Example 2: A bottled water company.

This business is likely to use flow production or mass production because demand is high and the product is standardized. The method lowers unit costs and helps the company supply large retailers reliably. However, if regulations change or customers want eco-friendly packaging, the business may need to modify equipment or production processes.

Example 3: A university cafeteria.

This may use batch production for food items such as sandwiches, salads, and baked goods. It must balance variety, freshness, and speed. Batch production allows the cafeteria to make enough food for busy lunch periods without making every item individually.
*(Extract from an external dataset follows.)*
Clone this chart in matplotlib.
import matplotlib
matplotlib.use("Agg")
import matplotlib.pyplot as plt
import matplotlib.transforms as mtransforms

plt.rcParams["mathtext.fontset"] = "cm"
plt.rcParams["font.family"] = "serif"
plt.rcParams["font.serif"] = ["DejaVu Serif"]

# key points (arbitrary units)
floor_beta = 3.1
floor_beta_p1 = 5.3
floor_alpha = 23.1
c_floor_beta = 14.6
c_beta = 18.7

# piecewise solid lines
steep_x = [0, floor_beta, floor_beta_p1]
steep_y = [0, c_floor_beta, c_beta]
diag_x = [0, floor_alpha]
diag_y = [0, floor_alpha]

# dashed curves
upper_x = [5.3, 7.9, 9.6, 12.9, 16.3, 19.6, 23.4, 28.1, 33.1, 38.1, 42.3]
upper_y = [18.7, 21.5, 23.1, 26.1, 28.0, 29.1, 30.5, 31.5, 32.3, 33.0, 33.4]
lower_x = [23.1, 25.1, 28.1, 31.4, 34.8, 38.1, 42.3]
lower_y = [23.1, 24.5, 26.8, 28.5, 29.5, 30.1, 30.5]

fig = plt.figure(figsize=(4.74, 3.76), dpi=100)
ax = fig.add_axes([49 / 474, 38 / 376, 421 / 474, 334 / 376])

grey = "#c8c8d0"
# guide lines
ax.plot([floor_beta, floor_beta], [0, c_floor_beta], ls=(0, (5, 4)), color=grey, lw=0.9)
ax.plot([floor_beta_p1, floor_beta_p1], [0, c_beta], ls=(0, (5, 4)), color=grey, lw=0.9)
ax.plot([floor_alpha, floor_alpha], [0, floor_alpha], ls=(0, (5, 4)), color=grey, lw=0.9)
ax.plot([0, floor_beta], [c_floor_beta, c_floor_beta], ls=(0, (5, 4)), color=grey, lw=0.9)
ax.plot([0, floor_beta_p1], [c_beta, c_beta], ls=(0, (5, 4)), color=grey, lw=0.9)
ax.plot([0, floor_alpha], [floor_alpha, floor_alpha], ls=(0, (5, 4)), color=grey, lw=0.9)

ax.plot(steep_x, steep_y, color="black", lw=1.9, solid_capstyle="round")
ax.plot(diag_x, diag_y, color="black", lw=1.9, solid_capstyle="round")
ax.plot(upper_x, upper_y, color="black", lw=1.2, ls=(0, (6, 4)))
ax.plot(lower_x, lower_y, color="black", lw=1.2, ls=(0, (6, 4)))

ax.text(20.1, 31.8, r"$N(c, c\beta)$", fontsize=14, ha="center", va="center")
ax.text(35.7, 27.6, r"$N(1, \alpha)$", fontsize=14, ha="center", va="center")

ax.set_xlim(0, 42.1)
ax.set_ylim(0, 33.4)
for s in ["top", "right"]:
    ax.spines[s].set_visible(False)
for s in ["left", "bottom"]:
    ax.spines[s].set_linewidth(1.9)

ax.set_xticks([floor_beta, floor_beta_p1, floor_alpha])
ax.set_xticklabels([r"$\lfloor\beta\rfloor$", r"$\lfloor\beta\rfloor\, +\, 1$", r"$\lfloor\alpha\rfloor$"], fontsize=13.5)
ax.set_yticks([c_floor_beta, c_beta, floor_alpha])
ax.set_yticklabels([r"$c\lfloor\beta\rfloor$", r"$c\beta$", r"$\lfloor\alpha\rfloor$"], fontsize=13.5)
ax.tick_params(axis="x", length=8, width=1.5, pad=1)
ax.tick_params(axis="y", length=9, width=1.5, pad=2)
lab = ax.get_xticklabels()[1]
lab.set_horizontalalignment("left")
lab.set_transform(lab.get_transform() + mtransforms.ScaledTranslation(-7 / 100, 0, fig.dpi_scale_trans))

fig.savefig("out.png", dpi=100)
When writing answers, use evidence from the case. If the case says demand is seasonal, that may support batch production. If it says customers want unique features, that may support job production. If it says costs must be reduced, mass production may be appropriate.

Conclusion

Operations methods are a core part of Operations Management because they determine how a business creates value. The main methods—job, batch, mass, and flow production—differ in cost, flexibility, speed, and scale. Managers must choose the method that best fits the product, the market, and the business strategy. In IB Business Management HL, the strongest answers explain both the method and the reason for choosing it. Understanding operations methods helps you connect production decisions to quality, productivity, and competitive advantage. ✅

Study Notes

  • Operations methods are the ways a business transforms inputs into outputs.
  • The main production methods are job production, batch production, mass production, and flow production.
  • Job production is best for one-off, customized products.
  • Batch production makes groups of identical items and balances variety with efficiency.
  • Mass production makes large quantities of standardized products at low unit cost.
  • Flow production is a continuous process for very large-scale output.
  • Standardization usually increases efficiency, while customization usually increases flexibility.
  • Capital-intensive methods rely more on machines; labour-intensive methods rely more on workers.
  • Productivity can be written as $\text{productivity}=\frac{\text{output}}{\text{input}}$.
  • Operations methods must match business strategy, demand, product type, and customer expectations.
  • In IB exam answers, always explain the trade-off between cost, quality, speed, and flexibility.